Math and special characters
Equations and special glyphs deserve extra care. If your audience expects readable math, consider a two-step path: export equations as LaTeX from the source (if available) and insert them as inline or display math in the Markdown. If LaTeX is not available, images of equations may be acceptable, but they limit search and accessibility. For symbols and em dashes, confirm that the output uses proper Unicode characters rather than fallback sequences.
Page breaks and headings that actually help readers
PDFs organize content by pages; Markdown organizes by headings. During conversion, remove hard page breaks unless they carry semantic value, such as separating chapters.
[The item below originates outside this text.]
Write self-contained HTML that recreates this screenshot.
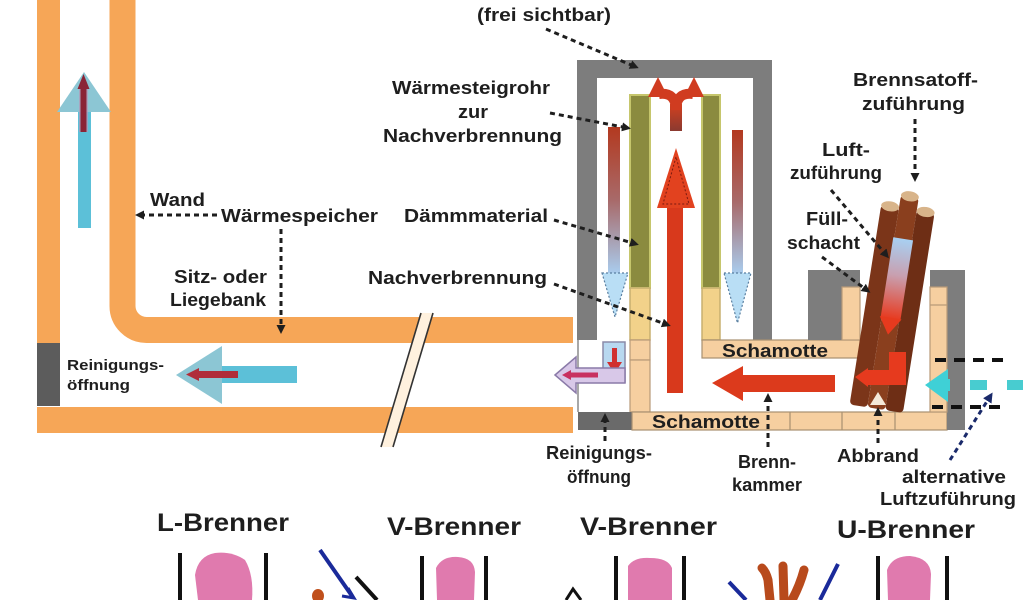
<!DOCTYPE html>
<html><head><meta charset="utf-8">
<style>
html,body{margin:0;padding:0;background:#fff;}
svg{display:block;}
text{font-family:"Liberation Sans",Arial,sans-serif;font-weight:bold;fill:#1e1e1e;}
</style></head><body>
<svg width="1024" height="600" viewBox="0 0 1024 600" xmlns="http://www.w3.org/2000/svg">
<defs>
 <marker id="ah" markerWidth="9" markerHeight="9" refX="6" refY="4.5" orient="auto" markerUnits="userSpaceOnUse"><path d="M0,0 L9,4.5 L0,9 z" fill="#1e1e1e"/></marker>
 <marker id="ahb" markerWidth="10" markerHeight="10" refX="7" refY="5" orient="auto" markerUnits="userSpaceOnUse"><path d="M0,0 L10,5 L0,10 z" fill="#1a2a6a"/></marker>
 <linearGradient id="rb" x1="0" y1="0" x2="0" y2="1"><stop offset="0" stop-color="#b3391f"/><stop offset="0.5" stop-color="#a86a6a"/><stop offset="1" stop-color="#a9cdef"/></linearGradient>
 <linearGradient id="br" x1="0" y1="0" x2="0" y2="1"><stop offset="0" stop-color="#a8d0f2"/><stop offset="0.45" stop-color="#c8a0b0"/><stop offset="1" stop-color="#e8381c"/></linearGradient>
 <linearGradient id="stem" x1="0" y1="0" x2="0" y2="1"><stop offset="0" stop-color="#d2401f"/><stop offset="1" stop-color="#8a3a30"/></linearGradient>
</defs>

<!-- LEFT DUCT / WALL -->
<rect x="37" y="0" width="23" height="345" fill="#f6a657"/>
<rect x="37" y="343" width="23" height="63" fill="#5c5c5c"/>
<rect x="37" y="407" width="536" height="26" fill="#f6a657"/>
<path d="M122.5,0 V306 A24,24 0 0 0 146.5,330 H573" stroke="#f6a657" stroke-width="26" fill="none"/>

<!-- break marks -->
<polygon points="381,447 421,313 433,313 393,447" fill="#fff1de"/>
<line x1="381" y1="447" x2="421" y2="313" stroke="#333" stroke-width="1.6"/>
<line x1="393" y1="447" x2="433" y2="313" stroke="#333" stroke-width="1.6"/>

<!-- chimney arrow -->
<polygon points="84,72 57,112 111,112" fill="#8cc6d4"/>
<rect x="78" y="112" width="13" height="116" fill="#5cc0d8"/>
<rect x="79" y="86" width="9" height="46" fill="#b497b8" opacity="0.7"/>
<rect x="80.5" y="84" width="6" height="48" fill="#8a2436"/>
<polygon points="83.5,74 77.5,89 89.5,89" fill="#8a2436"/>

<!-- bottom duct arrow -->
<polygon points="176,375 222,346 222,404" fill="#8cc6d4"/>
<rect x="222" y="366" width="75" height="17" fill="#5cc0d8"/>
<rect x="196" y="371" width="42" height="7" fill="#b02c3a"/>
<polygon points="186,374.5 199,368 199,381" fill="#b02c3a"/>

<!-- HEATER -->
<path d="M577,340 V60 H772 V340 H753 V78 H597 V340 Z" fill="#7d7d7d"/>
<line x1="578" y1="340" x2="578" y2="412" stroke="#8a8a8a" stroke-width="1.5"/>
<!-- columns -->
<rect x="630" y="95" width="20" height="193" fill="#8b8b3f" stroke="#c6c66c" stroke-width="2"/>
<rect x="630" y="288" width="20" height="52" fill="#f2d28a" stroke="#c8b070" stroke-width="1.5"/>
<rect x="630" y="340" width="20" height="20" fill="#f6cfa0" stroke="#b89a78" stroke-width="1.2"/>
<rect x="630" y="360" width="20" height="52" fill="#f6cfa0" stroke="#b89a78" stroke-width="1.2"/>
<rect x="702" y="95" width="18" height="193" fill="#8b8b3f" stroke="#c6c66c" stroke-width="2"/>
<rect x="702" y="288" width="18" height="52" fill="#f2d28a" stroke="#c8b070" stroke-width="1.5"/>
<!-- slabs -->
<rect x="702" y="340" width="158" height="18" fill="#f6cfa0" stroke="#a89070" stroke-width="1.2"/>
<rect x="578" y="412" width="54" height="18" fill="#6a6a6a"/>
<rect x="632" y="412" width="315" height="18" fill="#f6cfa0" stroke="#a89070" stroke-width="1.2"/>
<line x1="790" y1="412" x2="790" y2="430" stroke="#a89070" stroke-width="1.2"/>
<line x1="842" y1="412" x2="842" y2="430" stroke="#a89070" stroke-width="1.2"/>
<line x1="895" y1="412" x2="895" y2="430" stroke="#a89070" stroke-width="1.2"/>

<!-- top Y arrow -->
<rect x="670" y="104" width="12" height="27" fill="url(#stem)"/>
<path d="M676,110 Q676,92 659,94" stroke="#d03c20" stroke-width="10" fill="none"/>
<path d="M676,110 Q676,92 693,94" stroke="#d03c20" stroke-width="10" fill="none"/>
<polygon points="648,97 668,97 658,77" fill="#d03c20"/>
<polygon points="684,97 704,97 694,77" fill="#d03c20"/>

<!-- center big arrow -->
<rect x="667" y="207" width="16" height="186" fill="#d8391c"/>
<polygon points="676,148 657,208 695,208" fill="#e2421f"/>
<polygon points="676,157 663,204 689,204" fill="none" stroke="#7a1a10" stroke-width="1" stroke-dasharray="2 2"/>

<!-- down arrows -->
<rect x="608" y="127" width="12" height="147" fill="url(#rb)"/>
<polygon points="602,273 628,273 615,317" fill="#b9def5" stroke="#5a7fa0" stroke-width="1.2" stroke-dasharray="2 2"/>
<rect x="732" y="130" width="11" height="144" fill="url(#rb)"/>
<polygon points="724,273 751,273 737.5,323" fill="#b9def5" stroke="#5a7fa0" stroke-width="1.2" stroke-dasharray="2 2"/>

<!-- bottom left of heater -->
<rect x="603" y="342" width="22" height="40" fill="#b8d8f0" stroke="#8a8aa8" stroke-width="1.5"/>
<rect x="612" y="348" width="5" height="15" fill="#d03030"/>
<polygon points="607,362 622,362 614.5,374" fill="#d03030"/>
<polygon points="555,375 576,357 576,368 625,368 625,383 576,383 576,393" fill="#d8c8e8" stroke="#8a7aa8" stroke-width="1.5"/>
<rect x="568" y="372.5" width="30" height="5" fill="#c83060"/>
<polygon points="562,375 571,370 571,380" fill="#c83060"/>

<!-- Brennkammer arrow -->
<polygon points="712,383 743,366 743,375 835,375 835,392 743,392 743,401" fill="#dc3a1c"/>

<!-- FEED SHAFT -->
<rect x="808" y="270" width="52" height="70" fill="#7d7d7d"/>
<rect x="842" y="287" width="18" height="53" fill="#f6cfa0" stroke="#b89a78" stroke-width="1.2"/>
<rect x="930" y="270" width="35" height="17" fill="#7d7d7d"/>
<rect x="947" y="270" width="18" height="160" fill="#7d7d7d"/>
<rect x="930" y="287" width="17" height="125" fill="#f6cfa0" stroke="#b89a78" stroke-width="1.2"/>
<line x1="930" y1="305" x2="947" y2="305" stroke="#b89a78" stroke-width="1.2"/>

<g transform="translate(893,303) rotate(9)">
 <rect x="-27" y="-95" width="18" height="202" rx="4" fill="#7b3519"/>
 <rect x="-9" y="-108" width="18" height="215" rx="4" fill="#8a3f1e"/>
 <rect x="9" y="-95" width="18" height="202" rx="4" fill="#6e2e15"/>
 <ellipse cx="-18" cy="-95" rx="9" ry="5" fill="#d8b48a"/>
 <ellipse cx="0" cy="-108" rx="9" ry="5" fill="#d8b48a"/>
 <ellipse cx="18" cy="-95" rx="9" ry="5" fill="#d8b48a"/>
 <rect x="-10" y="-65" width="20" height="82" fill="url(#br)"/>
 <polygon points="-11,15 11,15 0,32" fill="#e63a1e"/>
</g>
<path d="M906,352 H889 V370 H866 V385 H906 Z" fill="#e63a1e"/>
<polygon points="855,377 868,368 868,387" fill="#e63a1e"/>
<polygon points="870,405 886,405 878,392" fill="#f4e8d8"/>

<!-- cyan arrow & dashed -->
<polygon points="925,385 948,369 948,402" fill="#3fd0d6"/>
<rect x="946" y="379" width="4" height="12" fill="#3fd0d6"/>
<rect x="970" y="380" width="17" height="10" fill="#48ccd0"/>
<rect x="1007" y="380" width="16" height="10" fill="#48ccd0"/>
<line x1="935" y1="360" x2="1010" y2="360" stroke="#111" stroke-width="4" stroke-dasharray="11 8"/>
<line x1="932" y1="407" x2="1004" y2="407" stroke="#111" stroke-width="4" stroke-dasharray="11 8"/>
<line x1="950" y1="460" x2="991" y2="395" stroke="#1a2a6a" stroke-width="3" stroke-dasharray="5 4" marker-end="url(#ahb)"/>

<!-- CALLOUT DOTTED ARROWS -->
<g stroke="#1e1e1e" stroke-width="3" stroke-dasharray="5 4" fill="none" marker-end="url(#ah)">
 <line x1="546" y1="29" x2="636" y2="67"/>
 <line x1="550" y1="113" x2="628" y2="128"/>
 <line x1="554" y1="220" x2="636" y2="244"/>
 <line x1="554" y1="284" x2="668" y2="325"/>
 <line x1="217" y1="215" x2="138" y2="215"/>
 <line x1="281" y1="229" x2="281" y2="331"/>
 <line x1="915" y1="119" x2="915" y2="179"/>
 <line x1="831" y1="190" x2="887" y2="256"/>
 <line x1="822" y1="257" x2="868" y2="291"/>
 <line x1="605" y1="441" x2="605" y2="416"/>
 <line x1="768" y1="447" x2="768" y2="396"/>
 <line x1="878" y1="443" x2="878" y2="410"/>
</g>

<!-- TEXT -->
<text x="477" y="21" font-size="18" textLength="134" lengthAdjust="spacingAndGlyphs">(frei sichtbar)</text>
<text x="392" y="94" font-size="18" textLength="158" lengthAdjust="spacingAndGlyphs">Wärmesteigrohr</text>
<text x="458" y="118" font-size="18" textLength="30" lengthAdjust="spacingAndGlyphs">zur</text>
<text x="383" y="142" font-size="18" textLength="179" lengthAdjust="spacingAndGlyphs">Nachverbrennung</text>
<text x="853" y="86" font-size="18" textLength="125" lengthAdjust="spacingAndGlyphs">Brennsatoff-</text>
<text x="862" y="110" font-size="18" textLength="103" lengthAdjust="spacingAndGlyphs">zuführung</text>
<text x="822" y="156" font-size="18" textLength="48" lengthAdjust="spacingAndGlyphs">Luft-</text>
<text x="790" y="179" font-size="18" textLength="92" lengthAdjust="spacingAndGlyphs">zuführung</text>
<text x="150" y="206" font-size="18" textLength="55" lengthAdjust="spacingAndGlyphs">Wand</text>
<text x="221" y="222" font-size="18" textLength="157" lengthAdjust="spacingAndGlyphs">Wärmespeicher</text>
<text x="404" y="222" font-size="18" textLength="144" lengthAdjust="spacingAndGlyphs">Dämmmaterial</text>
<text x="806" y="225" font-size="18" textLength="42" lengthAdjust="spacingAndGlyphs">Füll-</text>
<text x="787" y="249" font-size="18" textLength="73" lengthAdjust="spacingAndGlyphs">schacht</text>
<text x="174" y="283" font-size="18" textLength="93" lengthAdjust="spacingAndGlyphs">Sitz- oder</text>
<text x="170" y="306" font-size="18" textLength="96" lengthAdjust="spacingAndGlyphs">Liegebank</text>
<text x="368" y="284" font-size="18" textLength="179" lengthAdjust="spacingAndGlyphs">Nachverbrennung</text>
<text x="722" y="357" font-size="18" textLength="106" lengthAdjust="spacingAndGlyphs">Schamotte</text>
<text x="652" y="428" font-size="18" textLength="108" lengthAdjust="spacingAndGlyphs">Schamotte</text>
<text x="67" y="370" font-size="15" textLength="97" lengthAdjust="spacingAndGlyphs">Reinigungs-</text>
<text x="67" y="390" font-size="15" textLength="63" lengthAdjust="spacingAndGlyphs">öffnung</text>
<text x="546" y="459" font-size="18" textLength="106" lengthAdjust="spacingAndGlyphs">Reinigungs-</text>
<text x="567" y="483" font-size="18" textLength="64" lengthAdjust="spacingAndGlyphs">öffnung</text>
<text x="738" y="468" font-size="18" textLength="58" lengthAdjust="spacingAndGlyphs">Brenn-</text>
<text x="732" y="491" font-size="18" textLength="70" lengthAdjust="spacingAndGlyphs">kammer</text>
<text x="837" y="462" font-size="18" textLength="82" lengthAdjust="spacingAndGlyphs">Abbrand</text>
<text x="902" y="483" font-size="18" textLength="104" lengthAdjust="spacingAndGlyphs">alternative</text>
<text x="880" y="505" font-size="18" textLength="136" lengthAdjust="spacingAndGlyphs">Luftzuführung</text>
<text x="157" y="531" font-size="25" textLength="132" lengthAdjust="spacingAndGlyphs">L-Brenner</text>
<text x="387" y="535" font-size="25" textLength="134" lengthAdjust="spacingAndGlyphs">V-Brenner</text>
<text x="580" y="535" font-size="25" textLength="137" lengthAdjust="spacingAndGlyphs">V-Brenner</text>
<text x="837" y="538" font-size="25" textLength="138" lengthAdjust="spacingAndGlyphs">U-Brenner</text>

<!-- BURNER ICONS -->
<g stroke="#111" stroke-width="4">
 <line x1="180" y1="553" x2="180" y2="600"/><line x1="266" y1="553" x2="266" y2="600"/>
 <line x1="422" y1="556" x2="422" y2="600"/><line x1="486" y1="556" x2="486" y2="600"/>
 <line x1="616" y1="556" x2="616" y2="600"/><line x1="684" y1="556" x2="684" y2="600"/>
 <line x1="878" y1="556" x2="878" y2="600"/><line x1="947" y1="556" x2="947" y2="600"/>
</g>
<g fill="#e07aae">
 <path d="M198,600 L195,575 Q198,556 215,553 Q232,551 245,560 Q254,575 252,600 Z"/>
 <path d="M437,600 L436,568 Q442,556 458,557 Q474,558 475,572 L474,600 Z"/>
 <path d="M628,600 L628,566 Q634,557 650,558 Q668,558 672,568 L672,600 Z"/>
 <path d="M888,600 L887,570 Q892,556 910,556 Q930,558 931,574 L930,600 Z"/>
</g>
<line x1="320" y1="550" x2="352" y2="596" stroke="#1a2a9a" stroke-width="4"/>
<polyline points="348,588 354,598 342,596" fill="none" stroke="#1a2a9a" stroke-width="3"/>
<line x1="356" y1="577" x2="377" y2="600" stroke="#111" stroke-width="4"/>
<ellipse cx="318" cy="596" rx="6" ry="7" fill="#c0501c"/>
<polyline points="566,600 573,589 581,600" fill="none" stroke="#111" stroke-width="3"/>
<line x1="729" y1="582" x2="746" y2="600" stroke="#1a2a9a" stroke-width="4"/>
<line x1="838" y1="564" x2="820" y2="600" stroke="#1a2a9a" stroke-width="4"/>
<g stroke="#b84a1c" stroke-width="9" stroke-linecap="round" fill="none">
 <path d="M770,600 L768,580 Q766,572 762,568"/>
 <path d="M784,600 L783,566"/>
 <path d="M792,600 Q800,585 804,570"/>
</g>
</svg>
</body></html>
Use heading levels to create a navigable structure. A helpful test is simple: if you render a table of contents from the Markdown, do the entries read like an outline that a new reader could follow? If not, adjust heading depth and rename sections for clarity.
Quality checks that save time later
Before you publish, run a checklist. Do links use Markdown syntax and resolve as expected? Do lists follow a consistent marker style? Are code examples fenced with language hints for syntax highlighting? Are images present, sized reasonably, and referenced with correct relative paths? One more question completes the review: does a plain-text read-through make sense without the original layout? If the answer is yes, your conversion did more than move text; it recovered structure.
Privacy, security, and access
A conversion can reveal text that the original kept behind a watermark or hidden layer. Confirm that you have the right to republish in a new format. If the PDF contains sensitive data, strip it or move the content to a secure repository with access control. Markdown makes content portable; treat that portability with care.
Putting it all together
Converting a PDF to Markdown works best as a controlled process: identify the source type, choose a method that respects structure, treat images and tables deliberately, and run a short review pass before release. The result is content that edits cleanly, publishes fast, and remains readable years from now. The extra effort during setup repays itself every time the document receives an update or a new collaborator joins the project.